Seeking a professional doesn't mean that you are weak. It shows your strength of character. You are able to recognise when you need help and you're not afraid to ask for it. In the beginning, I wasn't even able to identify the feelings that I was experiencing. I needed someone to hold my hand in order to be brave enough to face the maze that is my own mind ( and that which we so eagerly avoid! ).
• Be kind
In the first instance, to yourself. In the second instance, to those around you. Forgive yourself for feeling useless, or like there was more that you could have done. There isn't, it's a fact of life. Forgive those around you for thinking or at least behaving like their grief is worse than yours. And forgive the deceased for leaving you all alone. But don't ignore that you have these feelings. Feel them, and then let them go. Harbouring any notion of anger or guilt will only stop you from living the life you deserve.

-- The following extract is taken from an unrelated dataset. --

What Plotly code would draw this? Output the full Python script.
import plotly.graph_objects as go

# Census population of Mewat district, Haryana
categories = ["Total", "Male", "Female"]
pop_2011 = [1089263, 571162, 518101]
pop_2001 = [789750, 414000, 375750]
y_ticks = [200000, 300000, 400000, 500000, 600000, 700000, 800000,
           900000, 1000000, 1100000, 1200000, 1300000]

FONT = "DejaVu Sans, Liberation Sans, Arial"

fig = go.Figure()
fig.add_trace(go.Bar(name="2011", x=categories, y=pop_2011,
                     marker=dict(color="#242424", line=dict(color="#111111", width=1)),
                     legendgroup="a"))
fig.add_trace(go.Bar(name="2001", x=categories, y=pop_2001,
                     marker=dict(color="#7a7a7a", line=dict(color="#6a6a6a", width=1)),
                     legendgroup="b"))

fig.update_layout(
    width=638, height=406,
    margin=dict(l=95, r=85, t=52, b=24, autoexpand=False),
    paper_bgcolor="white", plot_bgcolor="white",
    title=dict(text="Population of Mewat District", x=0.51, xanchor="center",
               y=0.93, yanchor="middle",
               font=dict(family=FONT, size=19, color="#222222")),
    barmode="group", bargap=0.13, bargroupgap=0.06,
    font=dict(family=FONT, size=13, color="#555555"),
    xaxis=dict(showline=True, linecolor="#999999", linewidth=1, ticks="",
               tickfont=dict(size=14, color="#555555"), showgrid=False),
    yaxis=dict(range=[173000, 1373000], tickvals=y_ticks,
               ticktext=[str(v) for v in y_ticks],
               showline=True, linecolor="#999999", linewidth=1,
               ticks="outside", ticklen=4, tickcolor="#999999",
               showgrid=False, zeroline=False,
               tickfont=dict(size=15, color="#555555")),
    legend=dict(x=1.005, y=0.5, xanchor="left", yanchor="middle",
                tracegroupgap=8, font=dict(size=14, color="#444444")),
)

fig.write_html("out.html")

• Live a life worth celebrating
To be brutally honest, I went through a stage of questioning why I was even alive. The only thing that got me through it was questioning my dreams, desires and motivations. Try to listen to your gut - what do you really want to do with your life? What makes you happy? And then, slowly but surely, take small steps towards those dreams each day.
So, what did I learn?
If there wasn't something to be learnt from this experience, it would have all been for nothing.

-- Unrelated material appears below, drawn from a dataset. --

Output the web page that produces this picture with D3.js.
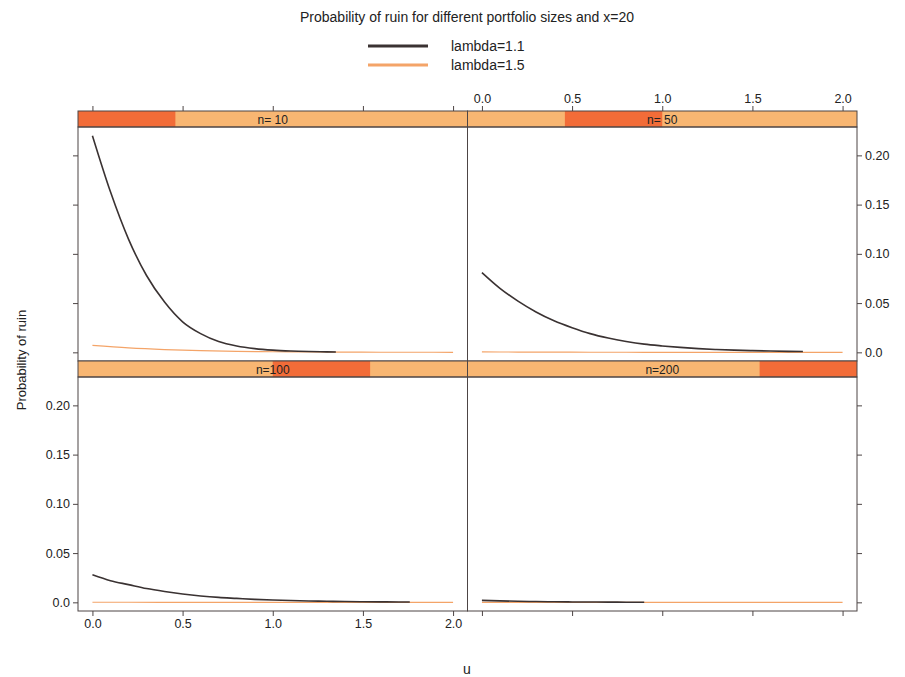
<!DOCTYPE html>
<html>
<head>
<meta charset="utf-8">
<script src="https://cdn.jsdelivr.net/npm/d3@7"></script>
<style>
  body { margin: 0; background: #fff; }
  text { font-family: "Liberation Sans", Arial, sans-serif; fill: #222; }
</style>
</head>
<body>
<script>
// panels in lattice order
var panels = ["n= 10", "n= 50", "n=100", "n=200"];
var seriesNames = ["lambda=1.1", "lambda=1.5"];
var xTicks = [0, 0.5, 1, 1.5, 2];
var xTickLabels = ["0.0", "0.5", "1.0", "1.5", "2.0"];
var yTicks = [0, 0.05, 0.10, 0.15, 0.20];
var yTickLabels = ["0.0", "0.05", "0.10", "0.15", "0.20"];

// u values and probability of ruin
var u10 = [0, 0.1, 0.2, 0.3, 0.4, 0.5, 0.6, 0.7, 0.8, 0.9, 1.0, 1.1, 1.2, 1.3, 1.35];
var n10_l11 = [0.220, 0.163, 0.115, 0.078, 0.051, 0.031, 0.019, 0.011, 0.0065, 0.0038, 0.0022, 0.0013, 0.0008, 0.0005, 0.0004];
var u50 = [0, 0.1, 0.2, 0.3, 0.4, 0.5, 0.6, 0.7, 0.8, 0.9, 1.0, 1.1, 1.2, 1.3, 1.4, 1.5, 1.6, 1.7, 1.78];
var n50_l11 = [0.081, 0.065, 0.052, 0.041, 0.032, 0.025, 0.019, 0.0145, 0.011, 0.0083, 0.0065, 0.005, 0.0038, 0.0029, 0.0022, 0.0017, 0.0013, 0.001, 0.0008];
var u100 = [0, 0.1, 0.2, 0.3, 0.4, 0.5, 0.6, 0.7, 0.8, 0.9, 1.0, 1.1, 1.2, 1.3, 1.4, 1.5, 1.6, 1.7, 1.76];
var n100_l11 = [0.028, 0.022, 0.018, 0.014, 0.011, 0.0085, 0.0065, 0.005, 0.004, 0.003, 0.0023, 0.0018, 0.0014, 0.0011, 0.0008, 0.0006, 0.0005, 0.0004, 0.0003];
var u200 = [0, 0.1, 0.2, 0.3, 0.4, 0.5, 0.6, 0.7, 0.8, 0.9];
var n200_l11 = [0.002, 0.0015, 0.0011, 0.0008, 0.0006, 0.0004, 0.0003, 0.0002, 0.00015, 0.0001];
var uFull = [0, 0.2, 0.4, 0.6, 0.8, 1.0, 1.2, 1.4, 1.6, 1.8, 2.0];
var n10_l15 = [0.007, 0.0045, 0.0028, 0.0017, 0.001, 0.0006, 0.0004, 0.0002, 0.0001, 0.0001, 0.0];
var n50_l15 = [0.0004, 0.0003, 0.0002, 0.0001, 0.0001, 0, 0, 0, 0, 0, 0];
var n100_l15 = [0.0001, 0.0001, 0, 0, 0, 0, 0, 0, 0, 0, 0];
var n200_l15 = [0, 0, 0, 0, 0, 0, 0, 0, 0, 0, 0];

function zip(us, vs) { return us.map(function(u, i) { return {u: u, p: vs[i]}; }); }

var panelData = [
  [zip(u10, n10_l11), zip(uFull, n10_l15)],
  [zip(u50, n50_l11), zip(uFull, n50_l15)],
  [zip(u100, n100_l11), zip(uFull, n100_l15)],
  [zip(u200, n200_l11), zip(uFull, n200_l15)]
];

var colors = ["#3a3232", "#f4a468"];
var border = "#4d4545";

var W = 905, H = 677;
var left = 78, right = 857, top0 = 111, stripH = 16, plotH = 234;
var pw = (right - left) / 2;

var svg = d3.select("body").append("svg")
    .attr("width", W)
    .attr("height", H);

var x = d3.scaleLinear().domain([-0.08, 2.08]).range([0, pw]);
var y = d3.scaleLinear().domain([-0.0088, 0.2288]).range([plotH, 0]);

var line = d3.line()
    .curve(d3.curveMonotoneX)
    .x(function(d) { return x(d.u); })
    .y(function(d) { return y(d.p); });

// title
svg.append("text")
    .attr("x", 467).attr("y", 22)
    .attr("text-anchor", "middle")
    .style("font-size", "14px")
    .text("Probability of ruin for different portfolio sizes and x=20");

// legend
seriesNames.forEach(function(s, i) {
  var ly = 46 + i * 19;
  svg.append("line")
      .attr("x1", 368).attr("x2", 428)
      .attr("y1", ly).attr("y2", ly)
      .attr("stroke", colors[i]).attr("stroke-width", 3);
  svg.append("text")
      .attr("x", 451).attr("y", ly + 5)
      .style("font-size", "14px")
      .text(s);
});

// panels: row 0 is the top row (n=10, n=50), row 1 bottom (n=100, n=200)
panels.forEach(function(name, k) {
  var col = k % 2, row = Math.floor(k / 2);
  var px = left + col * pw;
  var stripY = top0 + row * (stripH + plotH);
  var g = svg.append("g").attr("transform", "translate(" + px + "," + stripY + ")");

  // strip with level marker
  g.append("rect")
      .attr("width", pw).attr("height", stripH)
      .attr("fill", "#f8b672");
  g.append("rect")
      .attr("x", k * pw / 4).attr("width", pw / 4).attr("height", stripH)
      .attr("fill", "#f26c38");
  g.append("rect")
      .attr("width", pw).attr("height", stripH)
      .attr("fill", "none").attr("stroke", border);
  g.append("text")
      .attr("x", pw / 2).attr("y", stripH - 3)
      .attr("text-anchor", "middle")
      .style("font-size", "12px")
      .text(name);

  var p = g.append("g").attr("transform", "translate(0," + stripH + ")");
  p.append("rect")
      .attr("width", pw).attr("height", plotH)
      .attr("fill", "none").attr("stroke", border);

  panelData[k].slice().reverse().forEach(function(ser, j) {
    var si = 1 - j;
    p.append("path")
        .datum(ser)
        .attr("d", line)
        .attr("fill", "none")
        .attr("stroke", colors[si])
        .attr("stroke-width", si === 0 ? 1.6 : 1.2);
  });

  // y axes
  var yl = d3.axisLeft(y).tickValues(yTicks).tickSizeOuter(0).tickSize(5)
      .tickFormat(function(d, i) { return col === 0 && row === 1 ? yTickLabels[i] : ""; });
  var yr = d3.axisRight(y).tickValues(yTicks).tickSizeOuter(0).tickSize(5)
      .tickFormat(function(d, i) { return col === 1 && row === 0 ? yTickLabels[i] : ""; });
  if (col === 0) p.append("g").attr("class", "axis").call(yl);
  if (col === 1) p.append("g").attr("class", "axis").attr("transform", "translate(" + pw + ",0)").call(yr);

  // x axes: top row on top of strip, bottom row below the plot
  if (row === 0) {
    var xt = d3.axisTop(x).tickValues(xTicks).tickSizeOuter(0).tickSize(5)
        .tickFormat(function(d, i) { return col === 1 ? xTickLabels[i] : ""; });
    g.append("g").attr("class", "axis").call(xt);
  } else {
    var xb = d3.axisBottom(x).tickValues(xTicks).tickSizeOuter(0).tickSize(5)
        .tickFormat(function(d, i) { return col === 0 ? xTickLabels[i] : ""; });
    p.append("g").attr("class", "axis").attr("transform", "translate(0," + plotH + ")").call(xb);
  }
});

svg.selectAll(".axis .domain").remove();
svg.selectAll(".axis line").attr("stroke", border);
svg.selectAll(".axis text")
    .style("font-size", "12.5px")
    .style("font-family", "'Liberation Sans', Arial, sans-serif")
    .attr("fill", "#222");

// axis titles
svg.append("text")
    .attr("transform", "translate(26,360) rotate(-90)")
    .attr("text-anchor", "middle")
    .style("font-size", "13px")
    .text("Probability of ruin");

svg.append("text")
    .attr("x", 467).attr("y", 674)
    .attr("text-anchor", "middle")
    .style("font-size", "14px")
    .text("u");
</script>
</body>
</html>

• Be guided by your morals
It wasn't until my dad passed away that I realised how strong his morals were and how he stuck to them no matter what the situation. If you can, figure out what yours are and use them to guide you. You'll immediately feel more in control of your life. If nothing else, trust your gut.
• Stand up for yourself
It's not always the best thing to shy away from confrontation. You might think you're doing it for an easy life, but eventually, it will prove to be the opposite. This is not permission for you to fly off the handle every chance you get ( seek anger management if that's the case ), but if someone enters your life and is looking to disturb the peace, let them know it won't be stood for. Set your boundaries and stick to them.
• It doesn't get easier
Over time, you just get better at managing how you feel. It doesn't happen overnight and it takes a lot of hard work, but if you work on the above points and live a life that makes you proud you will feel happier. I like to think I'm making them proud - doing things that, for one reason or another, they were unable to do.
• Death is for the living
"We have separated ourselves from what death can teach us", Arianna Huffington - well, not me. Death was thrust upon me leaving me confused and alone. I soon realised that it is death that gives our life purpose. Only the living are concerned with death. If we allow it, death gives us a renewed commitment to enjoy life, every day. It reminds us that we're not that different after all. We are, in fact, exactly the same. Or, as my dad would say, "You go out the same way you came in", a quote from his favourite country singer Big Tom.
I hope you can understand now that walking past rows and rows of headstones each morning reminds me that the pain my family members once suffered is now over. The only pain that is being felt is by those left living. It also reminds me that it doesn't need to be that way. We can choose to celebrate the lives of those that have passed on and remember to live a life worth celebrating each and every day.